Even though St. Charles East (10-16, 5-7) played Geneva even through the second and third quarters, the Saints never made a serious run. Center Morgan Vyzral led the Saints with 10 points, while freshman guard Amanda Hilton added 9 points.

For Geneva, it was mostly the killer combo of Yelle and Scofield teaming up for steals, impressive assists and being the lead commandoes on the Vikings' fast break.

"It is definitely nice to win the first year in the conference, especially because last year all of the talk was that we won a real easy conference," said Yelle, who has already earned her spot among Geneva's all-time elite athletes with 1,250 career points going into the state tournament. "We are all ready for the playoffs and pretty excited."

Yelle knows that Geneva has to approach the state tournament with the confidence of a squad that has done well in the past few postseasons.

"Sometimes we get going too fast and we need to slow it down and make smarter decisions," Yelle said. "We have so many fast breaks in a game, it is sometimes hard to determine which ones are good breaks and which ones you need to pull it back out."

But Scofield sounds like a player ready to put the throttle at full speed.

"We're looking forward to the postseason to see how far we can get," Scofield said. "We definitely like to push it and it is part of our game plan, but that is how we are dangerous when we are pushing and pressing teams."

St. Charles East coach Lori Drumtra knows her team took another drubbing at the hands of Geneva, but she looked at the positive spurts her team put together in hopes the Saints can build on that when regional action starts next week.
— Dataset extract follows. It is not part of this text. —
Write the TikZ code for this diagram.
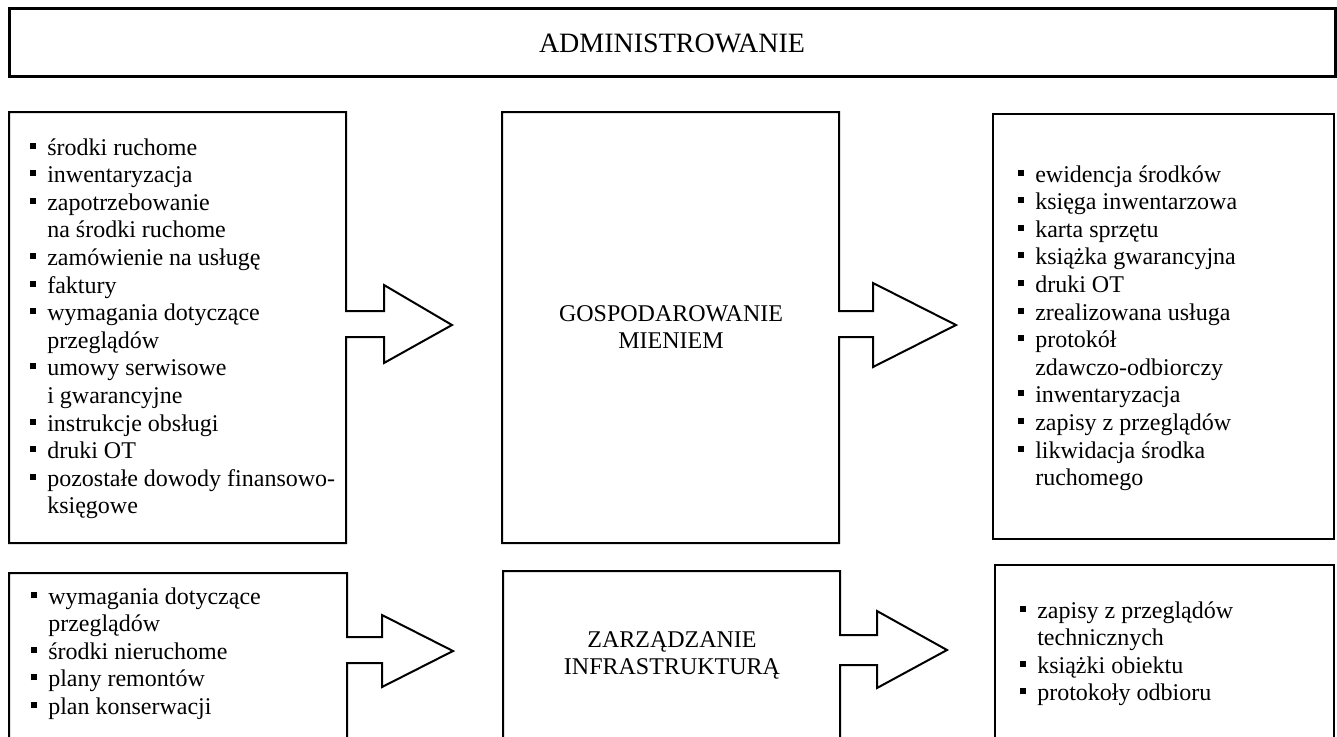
\documentclass[tikz,border=0pt]{standalone}
\usepackage{fontspec}
\setmainfont{Liberation Serif}
\newcommand{\bul}{\makebox[12.75pt][l]{\rule[4.8pt]{4.5pt}{4.5pt}}}
\newcommand{\cont}{\hspace*{12.75pt}}
\newcommand{\bodyfont}{\fontsize{18pt}{20.7pt}\selectfont}
\newcommand{\titlefont}{\fontsize{21pt}{24pt}\selectfont}
\begin{document}
\begin{tikzpicture}[x=0.75pt,y=-0.75pt,
  frame/.style={draw=black, line width=1.5pt, line join=miter},
  titleframe/.style={draw=black, line width=2.25pt},
  listtext/.style={anchor=base west, inner sep=0pt, font=\bodyfont},
  centertext/.style={anchor=base, inner sep=0pt, font=\bodyfont}]
\useasboundingbox (0,0) rectangle (1337,736);
\clip (0,0) rectangle (1337,736);
\fill[white] (0,0) rectangle (1337,736);

% title
\draw[titleframe] (9,8) rectangle (1335,76);
\node[anchor=base, inner sep=0pt, font=\titlefont] (title) at (672,52) {ADMINISTROWANIE};

% row 1
\draw[frame] (9,112) -- (346,112) -- (346,311) -- (384,311) -- (384,285) -- (452,325)
  -- (384,363) -- (384,337) -- (346,337) -- (346,543) -- (9,543) -- cycle;
\draw[frame] (502,112) -- (839,112) -- (839,311) -- (873,311) -- (873,283) -- (956,325)
  -- (873,367) -- (873,337) -- (839,337) -- (839,543) -- (502,543) -- cycle;
\draw[frame] (993,114) rectangle (1334,539);

\node[listtext] (in1) at (30,155) {\parbox[t]{330pt}{\raggedright
\bul środki ruchome\\
\bul inwentaryzacja\\
\bul zapotrzebowanie\\
\cont na środki ruchome\\
\bul zamówienie na usługę\\
\bul faktury\\
\bul wymagania dotyczące\\
\cont przeglądów\\
\bul umowy serwisowe\\
\cont i gwarancyjne\\
\bul instrukcje obsługi\\
\bul druki OT\\
\bul pozostałe dowody finansowo-\\
\cont księgowe}};

\node[centertext] (gm) at (671,321) {\parbox[t]{225pt}{\centering GOSPODAROWANIE\\MIENIEM}};

\node[listtext] (out1) at (1018,182) {\parbox[t]{330pt}{\raggedright
\bul ewidencja środków\\
\bul księga inwentarzowa\\
\bul karta sprzętu\\
\bul książka gwarancyjna\\
\bul druki OT\\
\bul zrealizowana usługa\\
\bul protokół\\
\cont zdawczo-odbiorczy\\
\bul inwentaryzacja\\
\bul zapisy z przeglądów\\
\bul likwidacja środka\\
\cont ruchomego}};

% row 2
\draw[frame] (9,745) -- (9,573) -- (347,573) -- (347,637) -- (382,637) -- (382,615) -- (453,651)
  -- (382,687) -- (382,663) -- (347,663) -- (347,745);
\draw[frame] (503,745) -- (503,571) -- (840,571) -- (840,635) -- (877,635) -- (877,611) -- (947,650)
  -- (877,688) -- (877,665) -- (840,665) -- (840,745);
\draw[frame] (995,745) -- (995,565) -- (1334,565) -- (1334,745);

\node[listtext] (in2) at (31,604) {\parbox[t]{330pt}{\raggedright
\bul wymagania dotyczące\\
\cont przeglądów\\
\bul środki nieruchome\\
\bul plany remontów\\
\bul plan konserwacji}};

\node[centertext] (zi) at (672,647) {\parbox[t]{225pt}{\centering ZARZĄDZANIE\\INFRASTRUKTURĄ}};

\node[listtext] (out2) at (1020,618) {\parbox[t]{330pt}{\raggedright
\bul zapisy z przeglądów\\
\cont technicznych\\
\bul książki obiektu\\
\bul protokoły odbioru}};
\end{tikzpicture}
\end{document}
"It was not an easy task tonight, but I try to see where we have grown and I think we handled their press much better tonight than the first time we played them," Drumtra said. "We have to do better on defense in the half court, and Geneva is just very hard to stop."

Nolan believes her squad is peaking at the right time.

"We have talented players and they work hard at what they do and they have high expectations for themselves, and it's all kind of coming together here at the right time to start our new season in the tournament."